Marty: "Yeah sure, we've been together for eight years and we've lived so close together on tours and tours...and hotels and hotels....and the days when we DID have to play every Saturday night at the local disco. We find that we don't spend a lot of our leisure time in each others company but then of course we get together for ten minutes it's as though nothings changed. We feel as though we've been on the road eight years rather than eight minutes....sure we've had our ups and downs but we're all pretty sort of adult and intelligent guys and have learned to live with each others quirks and personality traits. It's an unusual situation that the front three of us are releasing solo records and are still managing to contribute to The Church and keep it all together when we have so many other projects going but maybe that's what keeps it healthy...There is a certain kind of role for each member of the band we accept that...although I sing and write lyrics and all that kind of stuff, I don't feel that it's my position to do that in The Church. I feel that it's Steve's position to do that.....I think there's room for me to sing one song and for Peter to sing one song but ultimately it's Steve's lyrical idea which is basically the essence of the band, or at least one of the essences.....obviously it's the music that we write....the guitar style that Peter and I play and the kind of drummer that Richard is as well as Steve's voice and lyrics, y'know, so I don't feel any need....I think it would be a negative thing to get too involved with destroying the strong instinct thing the band has."

On 'Queen of England'....I think you've spent time to highlight the lyrics because there's only a bass in accompaniment.....it's rather a very biting indictment. It's the angriest song on the record....maybe that you've ever written.

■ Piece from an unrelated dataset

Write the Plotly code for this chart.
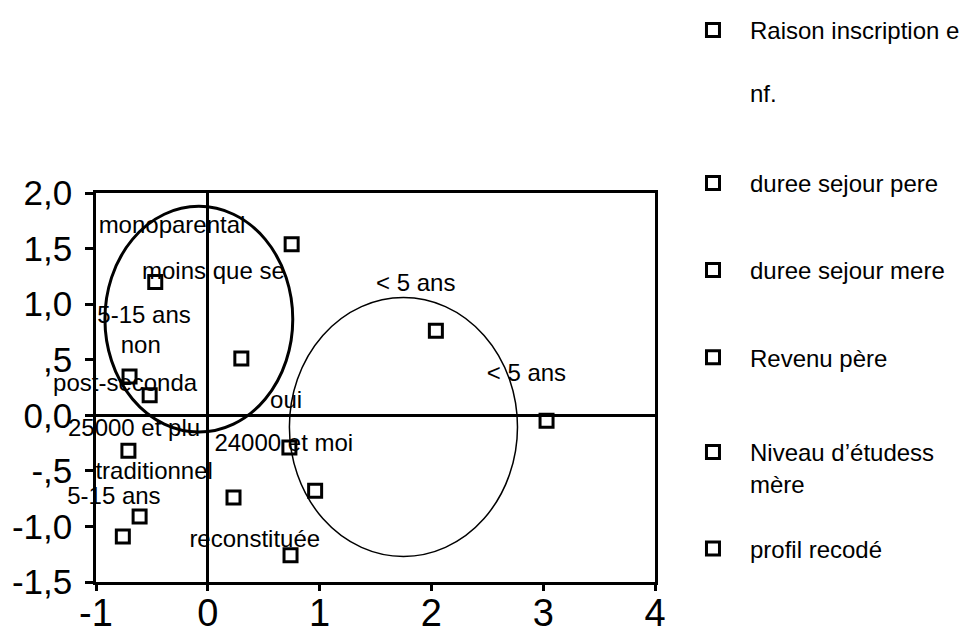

Marty: "Yeah. It's my 'working class hero/ Billy Brag' song. I have political....I was going to say I have political ambitions!!.....I wanna be president!!(lol).....No....I have political ideas. I live in a social democracy and Swedish people are very politically minded and you know what's going on....living close to Russia's kind of an interesting thing to experience. Having lived in England most of my life and not having lived there for eight years, Thatcherism is to me a very important issue and coming from Liverpool, which is one of the places scourged the most by Thatchers compassionless raid....I wrote that song in five minutes....it just came flowing out and I didn't have to think for one second. I recorded it live in five minutes and it's probably one of the most powerful songs I've ever written....The whole idea behind Art Attack album was to be diverse....I wanted to make an album which challenged the borders of the pigeon holing syndrome.....that's why there is a song in Swedish and the same song in English which is 'Stockholm' and is one minute and fifteen seconds long or something....'Word' which is eight minutes forty seconds long......there's a couple of songs with electric drums.....one guitar orientated, the other keyboard orientated. There's two or three songs with very soft vocals....there's a kind of one minute outburst of poetry. And the interesting 'White Spots On My Jupiter Finger, Jupiter Blue On My White Shirt'......I wanted to make the album diverse so people would listen to it and would get an impression from on song, and then completely adjust to relate to the next."